Class Information

This graduate-level course is intended for first-time teaching assistants in the SMU Physics Department. For the Fall of 2017, all new graduate students and all existing graduate students who will be actively serving as teaching assistants are required to enroll in this course.

-- Stephen Sekula, Associate Professor of Physics


Coordinates:
FOSC 60, Mondays, 10am-10:50am. During the first week of class, we'll meet more frequently to assess communication of problem-solving, and this will reduce the number of weeks we formally meet.
Syllabus
PDF

Contact Information

  • Professor Sekula: ssekula@smu.edu, Fondren Science 39, 8-7832
General Information

This course is intended to introduce graduate students to the foundational skills and approaches in the modern physics education environment. Students will learn to...

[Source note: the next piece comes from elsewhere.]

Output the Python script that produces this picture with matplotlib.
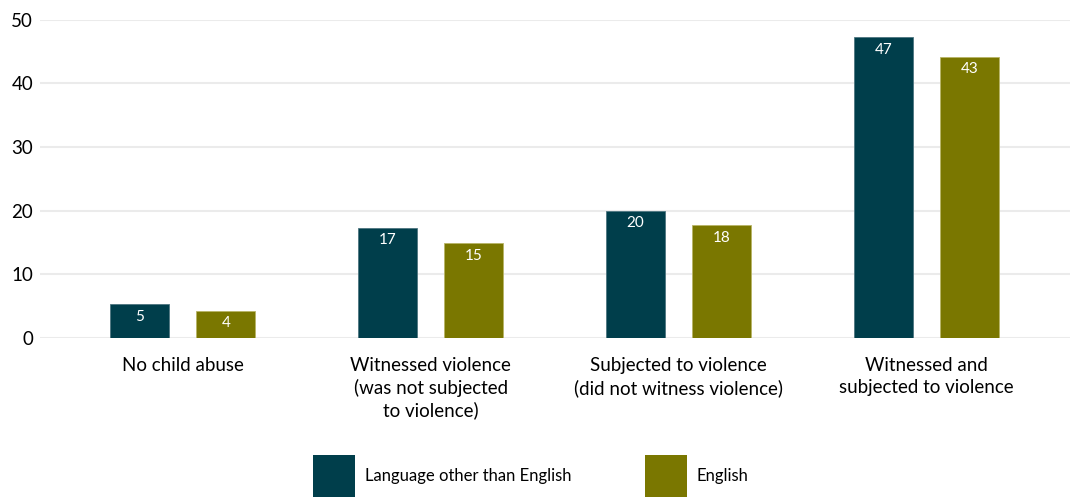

  • Understand the methods and applicability of the best researched physics teaching techniques;
  • Craft their own problem-solving approaches and then demonstrate physics problem solving approaches to undergraduates;
  • Engage undergraduates in a team-based problem-solving environment;
  • Improve their performance in the classroom environment (e.g. speaking, writing, and interaction/communication skills);
  • Engage professionally with undergraduates.

Prerequisites

None for this semester, but in the future I anticipate requiring PHYS 3305 or equivalent.

Course Materials

This course will be tightly tied to the cooperative problem-solving sessions that will accompany the introductory physics classes (PHYS 1303, PHYS 1304, PHYS 1307, and PHYS 1308). These are henceforth referred to as "Co-Op Sessions."

Assessment

  • Student in-class problem solving and teaching exercises will be scored using a rubric containing the following categories, each scored on a scale of 0-5. A total score will be computed for each in-class problem solving exercise and a weekly grade assigned based on that performance. The key observation the course instructor has to make and then judge at the end is the overall level of improvement from the beginning to the end, not necessarily the average of these grades. Students should be teaching at the level of a "B" or better on this grade scale at the end to have demonstrated progress and prowess.
    • Organization of pre-class preparation for the problem-solving session
    • Accuracy of the application of physics principles in the demonstration
    • Speaking pace
    • Speaking clarity and orderliness
    • Writing pace
    • Writing clarity and orderliness
    • Engagement with the audience (eye contact, pausing to invite comments or questions, etc.)
    • Overall professionalism (ability to work within time constraints, ability to address audience respectfully and to invite, not end, discussion)
  • Undergraduate evaluations: At least twice during the semester, we will ask undergraduates in the Co-Op sessions to evaluate their embedded student-teacher. These evaluations will be similar, if not identical, to those used for faculty instructors. We will look for improvement from the earliest to the latest evaluation, and see how graduate student-teachers rank compared to departmental averages for introductory physics instruction. Undergraduate assessment will be considered at the "B" level if a graduate student is operating at least at the average of the department teaching level.